Se la “casta” al potere non sa dare spiegazioni e quindi si limita a tentare di criminalizzare la protesta, suscitando ulteriore indignazione, suona la carica uno dei grandi sostenitori della valle di Susa, il prete ribelle don Andrea Gallo, l’amico fraterno di Fabrizio De André: «Io sto con chi protesta contro la Tav, sto con i “partigianì della valle” che hanno scelto la democrazia e la difesa della salute contro affari e cricche», ribadisce, sulle pagine del “Manifesto”, schierandosi dalla parte delle persone che «lottano per la verità contro un’opera inutile, pericolosa e disastrosa». E aggiunge: «Nelle catacombe del convento dei frati di Susa c’era la sede del comitato di Liberazione nazionale: questa è una vera e propria resistenza per il futuro dell’ambiente e della democrazia». Cresce la rabbia? Naturale, se i cittadini non ottengono risposte: «Perché il governo non ascolta i veri comitati della val di Susa? Come si fa a non sentire la voce del popolo e poi andare a Bruxelles a difendere questa cattedrale inutile dell’alta velocità? Monti e i suoi ministri dovevano fare il punto con la popolazione e gli esperti, e invece non hanno ascoltato nessuno.
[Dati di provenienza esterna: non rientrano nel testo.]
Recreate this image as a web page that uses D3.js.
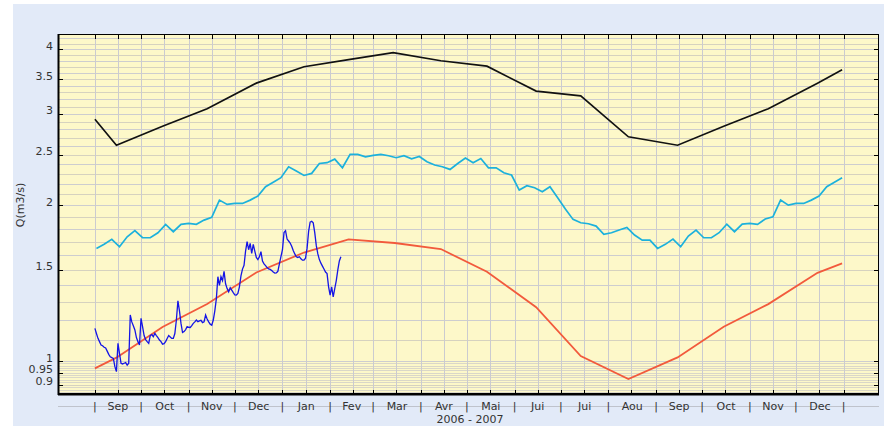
<!DOCTYPE html>
<html><head><meta charset="utf-8">
<script src="https://cdn.jsdelivr.net/npm/d3@7"></script>
<style>
html,body{margin:0;padding:0;background:#ffffff;}
svg{display:block;font-family:"DejaVu Sans",sans-serif;}
</style>
</head><body>
<svg id="chart" width="896" height="426"></svg>
<script>
// ---------- DATA ----------
const monthLabels = ["Sep","Oct","Nov","Dec","Jan","Fev","Mar","Avr","Mai","Jui","Jui","Aou","Sep","Oct","Nov","Dec"];
const periodLabel = "2006 - 2007";
const yLabel = "Q(m3/s)";
const yTicks = [4, 3.5, 3, 2.5, 2, 1.5, 1, 0.95, 0.9];

const maxDates  = ["2006-09-01","2006-09-15","2006-10-15","2006-11-13","2006-12-15","2007-01-15","2007-02-13","2007-03-14","2007-04-14","2007-05-14","2007-06-15","2007-07-14","2007-08-14","2007-09-15","2007-10-15","2007-11-13","2007-12-15","2007-12-31"];
const maxValues = [2.93, 2.61, 2.84, 3.07, 3.44, 3.70, 3.82, 3.94, 3.80, 3.71, 3.32, 3.25, 2.71, 2.61, 2.84, 3.07, 3.44, 3.65];

const minDates  = ["2006-09-01","2006-09-15","2006-10-15","2006-11-13","2006-12-15","2007-01-15","2007-02-13","2007-03-15","2007-04-14","2007-05-14","2007-06-15","2007-07-14","2007-08-14","2007-09-15","2007-10-15","2007-11-13","2007-12-15","2007-12-31"];
const minValues = [0.968, 1.015, 1.163, 1.288, 1.482, 1.62, 1.717, 1.69, 1.645, 1.487, 1.27, 1.022, 0.923, 1.016, 1.165, 1.288, 1.48, 1.544];

// mean flow, one value every 5 days starting 2006-09-02
const meanStart = "2006-09-02";
const meanValues = [
 1.650,1.680,1.718,1.662,1.737,1.785,1.730,1.730,1.769,1.836,
 1.777,1.836,1.844,1.836,1.871,1.894,2.045,2.006,2.015,2.015,
 2.045,2.082,2.170,2.213,2.259,2.372,2.327,2.282,2.303,2.407,
 2.415,2.454,2.361,2.506,2.506,2.479,2.495,2.506,2.491,2.469,
 2.491,2.457,2.483,2.425,2.390,2.372,2.344,2.407,2.465,2.415,
 2.460,2.360,
 2.361,2.309,2.286,2.138,2.180,2.161,2.122,2.170,2.066,1.965,
 1.877,1.849,1.841,1.822,1.756,1.769,1.790,1.811,1.751,1.712,
 1.712,1.650,1.680,1.720,1.662,1.743,1.790,1.730,1.730,1.769,
 1.838,1.777,1.838,1.844,1.836,1.880,1.899,2.045,2.000,2.015,
 2.015,2.045,2.082,2.170,2.213,2.259];

// observed daily flow starting 2006-09-01
const obsStart = "2006-09-01";
const obsValues = [
 1.156,1.13,1.106,1.09,1.074,1.070,1.063,1.060,1.045,1.03,
 1.019,1.015,1.012,0.975,0.954,1.082,1.035,0.990,0.987,0.99,
 0.993,0.982,0.99,1.227,1.19,1.17,1.148,1.11,1.09,1.074,
 1.209,1.165,1.12,1.10,1.090,1.082,1.12,1.125,1.114,1.131,
 1.12,1.11,1.098,1.09,1.078,1.08,1.09,1.105,1.12,1.113,
 1.106,1.106,1.13,1.20,1.307,1.25,1.182,1.135,1.14,1.15,
 1.165,1.162,1.161,1.17,1.182,1.19,1.2,1.191,1.195,1.198,
 1.186,1.19,1.227,1.205,1.19,1.178,1.173,1.2,1.25,1.32,
 1.455,1.40,1.455,1.43,1.49,1.41,1.38,1.36,1.385,1.37,
 1.355,1.342,1.341,1.35,1.391,1.46,1.505,1.53,1.63,1.70,
 1.64,1.687,1.614,1.68,1.63,1.585,1.57,1.59,1.626,1.56,
 1.54,1.528,1.515,1.506,1.503,1.495,1.485,1.478,1.48,1.49,
 1.54,1.59,1.64,1.77,1.785,1.72,1.705,1.69,1.665,1.635,
 1.61,1.59,1.585,1.59,1.575,1.566,1.566,1.58,1.65,1.78,
 1.855,1.862,1.848,1.77,1.67,1.61,1.57,1.545,1.525,1.505,
 1.485,1.475,1.391,1.341,1.39,1.33,1.38,1.43,1.50,1.56,
 1.59];

// ---------- LAYOUT ----------
const parse = d3.utcParse("%Y-%m-%d");
const svg = d3.select("#chart");
const L = 58, R = 879, T = 34, B = 394;
const xDomain = [parse("2006-08-08"), parse("2008-01-24")];
const gridStart = parse("2006-09-01"), gridEnd = parse("2008-01-01");

const x = d3.scaleUtc().domain(xDomain).range([L, R]);
const y = d3.scaleLog().domain([0.8636, 4.28]).range([B, T]);

// panel background
svg.append("rect").attr("x", 13).attr("y", 4).attr("width", 871).attr("height", 422).attr("fill", "#e2eaf8");
svg.append("rect").attr("x", L).attr("y", T).attr("width", R - L).attr("height", B - T).attr("fill", "#fdf8c9");

// horizontal grid
const gridH = svg.append("g");
const fineVals = d3.range(87, 100).map(v => v / 100);
gridH.selectAll("line.f").data(fineVals).join("line")
  .attr("x1", L).attr("x2", R).attr("y1", d => Math.round(y(d)) + 0.5).attr("y2", d => Math.round(y(d)) + 0.5)
  .attr("stroke", "#dad7c8").attr("stroke-width", 1);
const coarseVals = d3.range(9, 43).map(v => v / 10);
gridH.selectAll("line.c").data(coarseVals).join("line")
  .attr("x1", L).attr("x2", R).attr("y1", d => Math.round(y(d)) + 0.5).attr("y2", d => Math.round(y(d)) + 0.5)
  .attr("stroke", (d, i) => i % 2 ? "#cdcdcf" : "#d6d2bf").attr("stroke-width", 1);

// vertical grid (1st and 16th of each month)
const months = d3.utcMonth.range(gridStart, gridEnd);
const vDates = [];
months.forEach(m => { vDates.push(m); vDates.push(d3.utcDay.offset(m, 15)); });
vDates.push(gridEnd);
svg.append("g").selectAll("line").data(vDates).join("line")
  .attr("x1", d => Math.round(x(d)) + 0.5).attr("x2", d => Math.round(x(d)) + 0.5)
  .attr("y1", T).attr("y2", B)
  .attr("stroke", "#cbcbd0").attr("stroke-width", 1);

// ---------- LINES ----------
const line = d3.line().x(d => x(d.date)).y(d => y(d.value));

const maxData = maxDates.map((d, i) => ({date: parse(d), value: maxValues[i]}));
const minData = minDates.map((d, i) => ({date: parse(d), value: minValues[i]}));
const meanData = meanValues.map((v, i) => ({date: d3.utcDay.offset(parse(meanStart), 5 * i), value: v}));
const obsData = obsValues.map((v, i) => ({date: d3.utcDay.offset(parse(obsStart), i), value: v}));

svg.append("path").datum(maxData).attr("d", line).attr("fill", "none").attr("stroke", "#111").attr("stroke-width", 1.7);
svg.append("path").datum(meanData).attr("d", line).attr("fill", "none").attr("stroke", "#1cb1dc").attr("stroke-width", 1.7);
svg.append("path").datum(minData).attr("d", line).attr("fill", "none").attr("stroke", "#f25a3c").attr("stroke-width", 1.8);
svg.append("path").datum(obsData).attr("d", line).attr("fill", "none").attr("stroke", "#1414e6").attr("stroke-width", 1.3);

// ---------- FRAME & TICKS ----------
svg.append("rect").attr("x", L + 0.5).attr("y", T + 0.5).attr("width", R - L - 1).attr("height", B - T - 1)
  .attr("fill", "none").attr("stroke", "#000").attr("stroke-width", 1);
svg.append("line").attr("x1", L + 0.5).attr("x2", L + 0.5).attr("y1", T).attr("y2", B + 1).attr("stroke", "#000").attr("stroke-width", 2);
svg.append("line").attr("x1", L).attr("x2", R).attr("y1", B + 0.5).attr("y2", B + 0.5).attr("stroke", "#000").attr("stroke-width", 2);

const tickG = svg.append("g").attr("stroke", "#000").attr("stroke-width", 1);
tickG.selectAll("line.t").data(vDates).join("line")
  .attr("x1", d => Math.round(x(d)) + 0.5).attr("x2", d => Math.round(x(d)) + 0.5)
  .attr("y1", T).attr("y2", T + 5);
tickG.selectAll("line.b").data(vDates).join("line")
  .attr("x1", d => Math.round(x(d)) + 0.5).attr("x2", d => Math.round(x(d)) + 0.5)
  .attr("y1", B - 4).attr("y2", B);
tickG.selectAll("line.l").data(yTicks).join("line")
  .attr("x1", L).attr("x2", L + 5).attr("y1", d => Math.round(y(d)) + 0.5).attr("y2", d => Math.round(y(d)) + 0.5);
tickG.selectAll("line.r").data(yTicks).join("line")
  .attr("x1", R - 5).attr("x2", R).attr("y1", d => Math.round(y(d)) + 0.5).attr("y2", d => Math.round(y(d)) + 0.5);

// y tick labels
svg.append("g").selectAll("text").data(yTicks).join("text")
  .attr("x", 53).attr("y", d => y(d) + 0.5)
  .attr("text-anchor", "end").attr("font-size", 11).attr("fill", "#333")
  .text(d => d3.format("")(d));

// y axis title
svg.append("text").attr("transform", "translate(24,205) rotate(-90)")
  .attr("text-anchor", "middle").attr("font-size", 11).attr("fill", "#333").text(yLabel);

// x axis: baseline rule, pipes and month names
svg.append("line").attr("x1", L).attr("x2", R).attr("y1", 406.5).attr("y2", 406.5).attr("stroke", "#bfc3cc").attr("stroke-width", 1);
const pipeDates = months.concat([gridEnd]);
svg.append("g").selectAll("text").data(pipeDates).join("text")
  .attr("x", d => x(d)).attr("y", 410).attr("text-anchor", "middle")
  .attr("font-size", 11).attr("fill", "#333").text("|");
svg.append("g").selectAll("text").data(months).join("text")
  .attr("x", (d, i) => (x(d) + x(d3.utcMonth.offset(d, 1))) / 2).attr("y", 410)
  .attr("text-anchor", "middle").attr("font-size", 11).attr("fill", "#333")
  .text((d, i) => monthLabels[i]);
svg.append("text").attr("x", 470).attr("y", 423).attr("text-anchor", "middle")
  .attr("font-size", 11).attr("fill", "#333").text(periodLabel);
</script>
</body></html>
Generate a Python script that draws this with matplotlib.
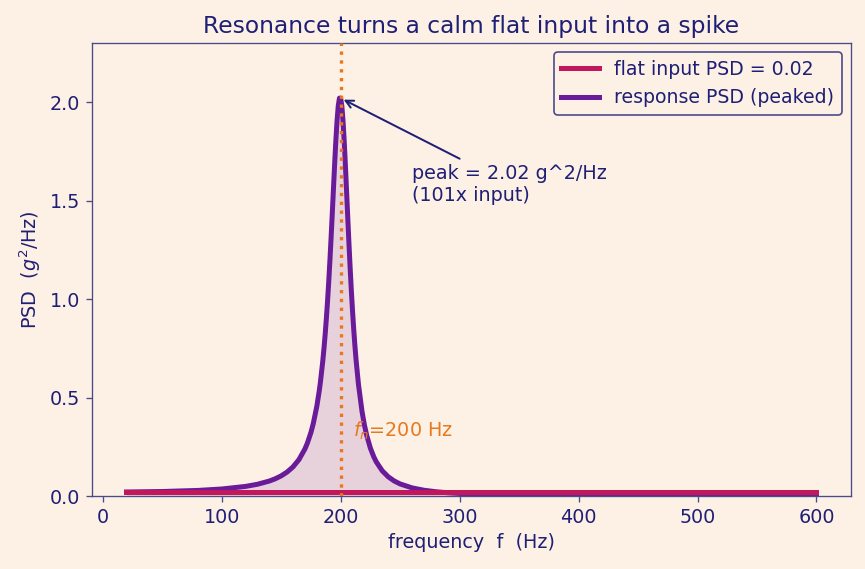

Il grido al governo è forte: fate una tregua, e ascoltate i comitati».

«Signor Bersani, noi non siamo le Brigate Rosse», dice il portavoce No-Tav Alberto Perino al segretario del Pd: «Voi che siete politici di mestiere dovreste saperlo: se c’è un disagio sociale, è doveroso ascoltarlo». Lo stesso Travaglio, in un passaggio della memorabile orazione civile No-Tav a “Servizio pubblico”, ricorda: «Il movimento operaio in Italia è nato proprio coi blocchi stradali e l’occupazione delle terre». Imbarazzante? Evidentemente sì, se neppure un sacerdote prestigioso come don Luigi Ciotti, primo firmatario di un accorato appello a Monti, ha ottenuto uno straccio di risposta. Bersani, Alfano, Napolitano e Monti: tra loro e i valsusini ci sono soltanto duemila poliziotti, nessun canale di dialogo. Fino a quando? Nichi Vendola e Antonio Di Pietro hanno ora aperto una crepa nel muro blindato della Torino-Lione: rompendo l’unità del centrosinistra, si sono decisi a dire che non è possibile imporre un’opera simile senza dare spiegazioni. E’ con loro anche Michele Emiliano, sindaco di Bari ed esponente di spicco del Pd, così come il sindaco napoletano Luigi De Magistris, dell’Idv.

Se finalmente qualcuno si ribella all’unanimismo omertoso dell’ex Ulivo, allineandosi con la richiesta di ragionevolezza avanzata da Beppe Grillo e Paolo Ferrero, dalla Fiom e dai Cobas, anche nel centrodestra il sismografo rileva qualche dissenso: il primo a parlare è l’“eretico” Fabio Granata, parlamentare finiano: «Dopo il Ponte sullo Stretto, per fortuna definitivamente archiviato, la Tav è il nuovo dogma italiano: non può essere messo in discussione, nonostante risulti oggettiva la sua inutilità e del tutto fuori dalla realtà la spesa che lo Stato dovrà sostenere». Ferma restando la condanna verso metodi violenti di protesta, aggiunge Granata nel suo blog, «la risposta di Monti è apparsa, al di là dei soliti toni distaccati e sobri, come una provocazione e una minaccia. Infatti, se si apre un dialogo, si deve voler approfondire le questioni e, appunto, metterle in discussione: Monti invece ha già deciso e finge di voler dialogare ma solo per lanciare avvertimenti ai manifestanti».

«Sarò certamente espressione di una minoranza, anche nel mio partito – aggiunge Granata – ma questa maggioranza trasversale e conformista che parla per slogan e che non vuole discutere il dogma delle magnifiche sorti e progressive della Tav non è degna della tradizione italiana di dialogo per il bene comune. Per quanto mi riguarda, piena solidarietà agli irriducibili cittadini della val di Susa che difendono territorio, paesaggio, qualità della vita e dignità». Parole consonanti con quelle di Ugo Mattei, paladino della val Susa e leader del movimento dei referendum per i beni comuni, imposto nel giugno scorso ai grandi partiti riluttanti, sempre più spaventati dalla volontà popolare: trincerati nei loro palazzi, al riparo dei ministri “tecnici” imposti alla nazione, scoprono dai sondaggi che ormai solo un italiano su due andrebbe ancora a votarli. «Caro Monti – dice Alberto Perino – il tuo è il peggior governo della storia della Repubblica». Volevano spegnere i No-Tav, come fossero un branco di violenti? Gli è andata male: nonostante i media, gli italiani hanno capito. Il paese è stanco di disinformazione e ha diritto a una nuova politica, dignitosa e trasparente, di cui la valle di Susa sta scrivendo, per tutti, un capitolo sempre più importante.